Data in this exercise:

┄┄┄┄┄┄┄┄┄┄┄┄┄┄┄┄┄┄┄┄

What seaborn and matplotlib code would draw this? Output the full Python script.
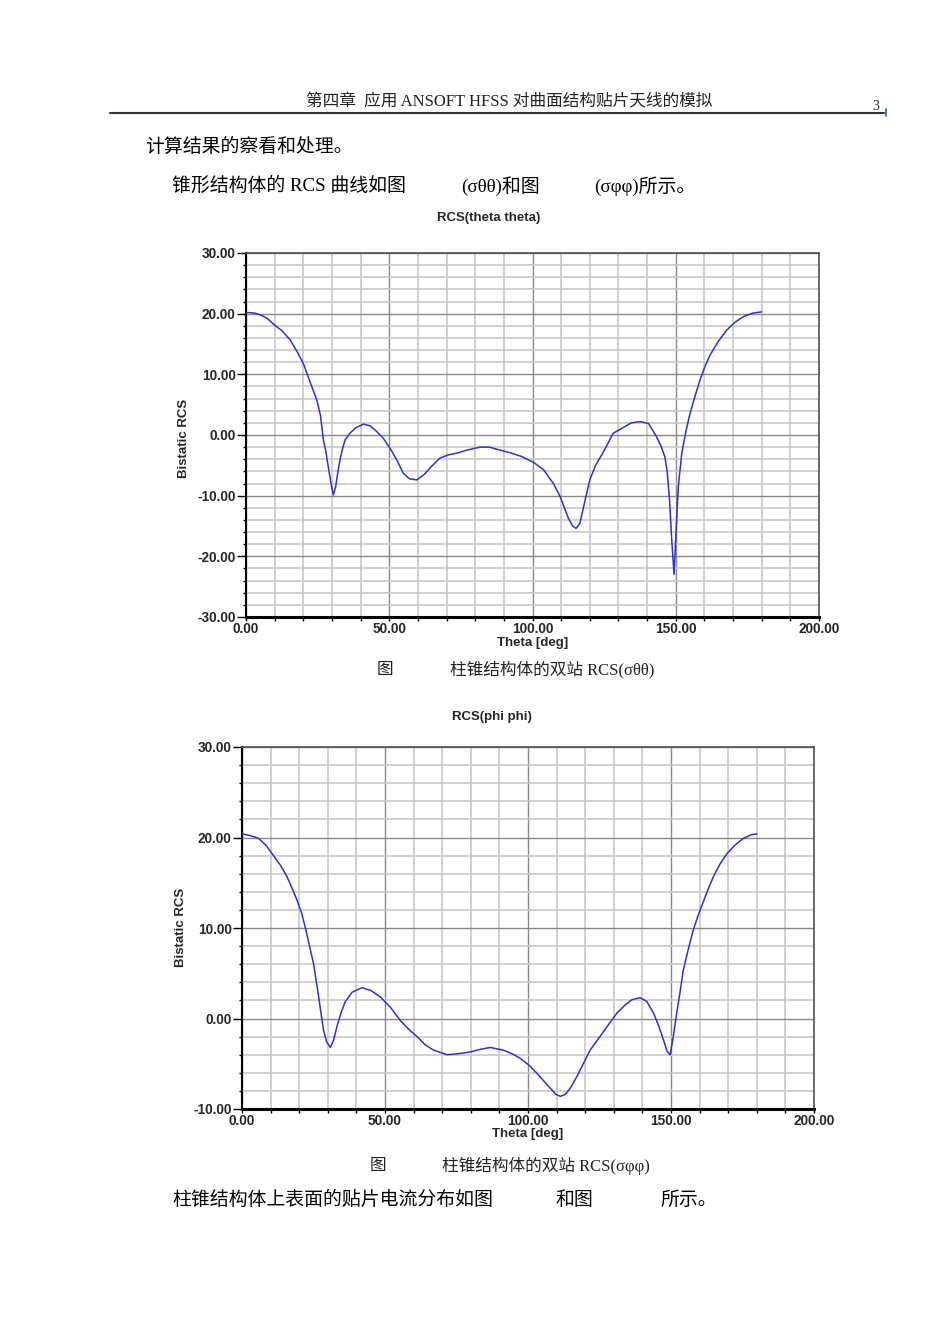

┄┄┄┄┄┄┄┄┄┄┄┄┄┄┄┄┄┄┄┄

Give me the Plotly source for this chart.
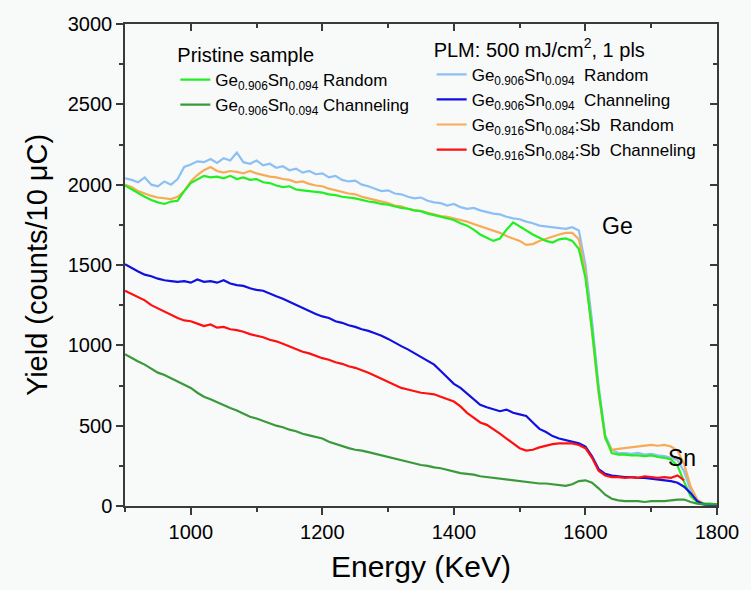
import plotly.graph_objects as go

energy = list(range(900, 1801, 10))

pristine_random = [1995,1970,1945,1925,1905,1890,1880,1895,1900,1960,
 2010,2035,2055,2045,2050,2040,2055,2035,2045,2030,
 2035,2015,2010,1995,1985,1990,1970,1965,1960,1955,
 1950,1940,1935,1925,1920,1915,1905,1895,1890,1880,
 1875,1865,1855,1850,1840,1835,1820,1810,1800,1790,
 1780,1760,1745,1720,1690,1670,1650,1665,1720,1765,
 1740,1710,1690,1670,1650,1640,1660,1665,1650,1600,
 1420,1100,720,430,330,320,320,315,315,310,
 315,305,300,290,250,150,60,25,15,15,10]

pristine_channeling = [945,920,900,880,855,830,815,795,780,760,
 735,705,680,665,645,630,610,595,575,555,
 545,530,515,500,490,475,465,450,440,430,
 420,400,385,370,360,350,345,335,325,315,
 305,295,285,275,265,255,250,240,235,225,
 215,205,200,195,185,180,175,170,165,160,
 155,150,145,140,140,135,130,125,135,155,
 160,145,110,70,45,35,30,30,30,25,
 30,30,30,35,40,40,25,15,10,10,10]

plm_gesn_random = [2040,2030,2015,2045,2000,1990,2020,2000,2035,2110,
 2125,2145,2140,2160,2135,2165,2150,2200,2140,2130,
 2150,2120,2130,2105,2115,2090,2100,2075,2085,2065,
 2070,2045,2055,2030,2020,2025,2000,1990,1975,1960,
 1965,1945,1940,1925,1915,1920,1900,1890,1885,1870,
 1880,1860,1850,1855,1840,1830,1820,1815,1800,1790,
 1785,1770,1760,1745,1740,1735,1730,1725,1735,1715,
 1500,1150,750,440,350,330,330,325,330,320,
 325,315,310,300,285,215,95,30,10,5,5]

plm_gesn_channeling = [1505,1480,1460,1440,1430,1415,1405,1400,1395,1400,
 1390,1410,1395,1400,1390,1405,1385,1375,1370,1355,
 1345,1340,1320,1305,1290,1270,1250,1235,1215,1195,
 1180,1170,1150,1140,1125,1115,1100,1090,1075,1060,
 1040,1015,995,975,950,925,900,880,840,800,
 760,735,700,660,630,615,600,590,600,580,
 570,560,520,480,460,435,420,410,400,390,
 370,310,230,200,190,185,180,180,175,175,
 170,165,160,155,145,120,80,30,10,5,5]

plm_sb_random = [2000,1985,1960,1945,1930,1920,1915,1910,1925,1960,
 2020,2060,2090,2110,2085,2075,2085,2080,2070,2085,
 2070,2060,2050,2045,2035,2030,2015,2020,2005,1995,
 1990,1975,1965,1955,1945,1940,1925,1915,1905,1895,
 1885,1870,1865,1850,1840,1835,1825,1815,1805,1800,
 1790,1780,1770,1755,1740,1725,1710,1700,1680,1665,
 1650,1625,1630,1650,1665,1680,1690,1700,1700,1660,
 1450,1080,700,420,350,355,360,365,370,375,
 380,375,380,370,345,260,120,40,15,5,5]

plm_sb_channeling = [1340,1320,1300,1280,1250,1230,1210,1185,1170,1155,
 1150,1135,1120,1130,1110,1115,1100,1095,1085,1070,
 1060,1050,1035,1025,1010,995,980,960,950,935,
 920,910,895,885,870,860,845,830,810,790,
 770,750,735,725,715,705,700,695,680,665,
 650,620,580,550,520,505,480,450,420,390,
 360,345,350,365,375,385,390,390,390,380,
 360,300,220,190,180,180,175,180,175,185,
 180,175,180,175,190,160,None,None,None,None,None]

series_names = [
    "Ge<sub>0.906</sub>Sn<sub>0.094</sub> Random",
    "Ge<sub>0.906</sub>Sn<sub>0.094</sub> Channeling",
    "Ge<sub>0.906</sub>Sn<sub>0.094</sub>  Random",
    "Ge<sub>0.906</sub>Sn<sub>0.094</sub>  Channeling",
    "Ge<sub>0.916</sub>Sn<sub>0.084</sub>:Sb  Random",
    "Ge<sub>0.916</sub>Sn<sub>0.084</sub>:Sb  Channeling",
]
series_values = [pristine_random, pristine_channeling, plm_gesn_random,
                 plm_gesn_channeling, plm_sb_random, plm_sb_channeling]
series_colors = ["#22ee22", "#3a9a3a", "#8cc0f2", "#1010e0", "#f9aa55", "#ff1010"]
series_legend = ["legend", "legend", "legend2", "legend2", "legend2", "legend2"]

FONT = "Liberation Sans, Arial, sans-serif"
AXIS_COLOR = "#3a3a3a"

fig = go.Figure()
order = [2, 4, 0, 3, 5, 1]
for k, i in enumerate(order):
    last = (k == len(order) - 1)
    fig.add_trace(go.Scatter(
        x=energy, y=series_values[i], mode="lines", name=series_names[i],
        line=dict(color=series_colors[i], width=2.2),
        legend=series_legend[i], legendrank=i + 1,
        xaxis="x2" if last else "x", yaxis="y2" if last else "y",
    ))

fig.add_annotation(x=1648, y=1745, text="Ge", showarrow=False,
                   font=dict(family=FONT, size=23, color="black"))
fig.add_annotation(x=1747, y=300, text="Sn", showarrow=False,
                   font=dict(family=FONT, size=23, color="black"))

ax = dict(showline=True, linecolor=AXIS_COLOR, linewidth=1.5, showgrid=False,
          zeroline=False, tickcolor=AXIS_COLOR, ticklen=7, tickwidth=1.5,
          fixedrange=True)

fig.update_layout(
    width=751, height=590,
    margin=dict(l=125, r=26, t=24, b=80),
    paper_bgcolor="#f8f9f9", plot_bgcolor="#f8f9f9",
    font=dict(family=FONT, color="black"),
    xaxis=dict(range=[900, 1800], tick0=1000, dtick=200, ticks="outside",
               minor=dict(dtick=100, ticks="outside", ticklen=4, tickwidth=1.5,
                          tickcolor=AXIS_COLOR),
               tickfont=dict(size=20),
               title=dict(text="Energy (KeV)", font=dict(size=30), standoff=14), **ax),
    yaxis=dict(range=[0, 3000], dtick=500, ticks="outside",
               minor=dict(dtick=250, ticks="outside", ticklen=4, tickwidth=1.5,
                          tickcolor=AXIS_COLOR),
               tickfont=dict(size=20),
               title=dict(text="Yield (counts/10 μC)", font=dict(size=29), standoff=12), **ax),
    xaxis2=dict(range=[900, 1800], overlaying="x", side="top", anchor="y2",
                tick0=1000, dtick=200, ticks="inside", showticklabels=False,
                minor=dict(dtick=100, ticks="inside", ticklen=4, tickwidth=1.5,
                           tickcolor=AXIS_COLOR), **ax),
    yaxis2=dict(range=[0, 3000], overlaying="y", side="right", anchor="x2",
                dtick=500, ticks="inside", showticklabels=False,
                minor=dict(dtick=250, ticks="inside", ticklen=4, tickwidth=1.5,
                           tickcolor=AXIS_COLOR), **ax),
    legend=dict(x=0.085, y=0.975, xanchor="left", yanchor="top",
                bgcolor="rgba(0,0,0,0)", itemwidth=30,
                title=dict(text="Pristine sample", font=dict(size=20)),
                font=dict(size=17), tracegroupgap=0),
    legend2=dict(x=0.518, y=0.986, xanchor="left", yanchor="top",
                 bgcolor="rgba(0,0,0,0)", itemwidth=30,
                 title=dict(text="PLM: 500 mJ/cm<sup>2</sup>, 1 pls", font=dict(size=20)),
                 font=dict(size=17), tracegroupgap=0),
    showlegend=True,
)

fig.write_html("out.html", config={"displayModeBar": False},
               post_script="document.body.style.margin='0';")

┄┄┄┄┄┄┄┄┄┄┄┄┄┄┄┄┄┄┄┄

Exercise:
Using the entries above, reproduce word for word only the lines from the one that contains "Give me the Plotly source for this chart." to the one that contains "315,305,300,290,250,150,60,25,15,15,10]", both ends included, and drop every picture.

Task solution:
Give me the Plotly source for this chart.
import plotly.graph_objects as go

energy = list(range(900, 1801, 10))

pristine_random = [1995,1970,1945,1925,1905,1890,1880,1895,1900,1960,
 2010,2035,2055,2045,2050,2040,2055,2035,2045,2030,
 2035,2015,2010,1995,1985,1990,1970,1965,1960,1955,
 1950,1940,1935,1925,1920,1915,1905,1895,1890,1880,
 1875,1865,1855,1850,1840,1835,1820,1810,1800,1790,
 1780,1760,1745,1720,1690,1670,1650,1665,1720,1765,
 1740,1710,1690,1670,1650,1640,1660,1665,1650,1600,
 1420,1100,720,430,330,320,320,315,315,310,
 315,305,300,290,250,150,60,25,15,15,10]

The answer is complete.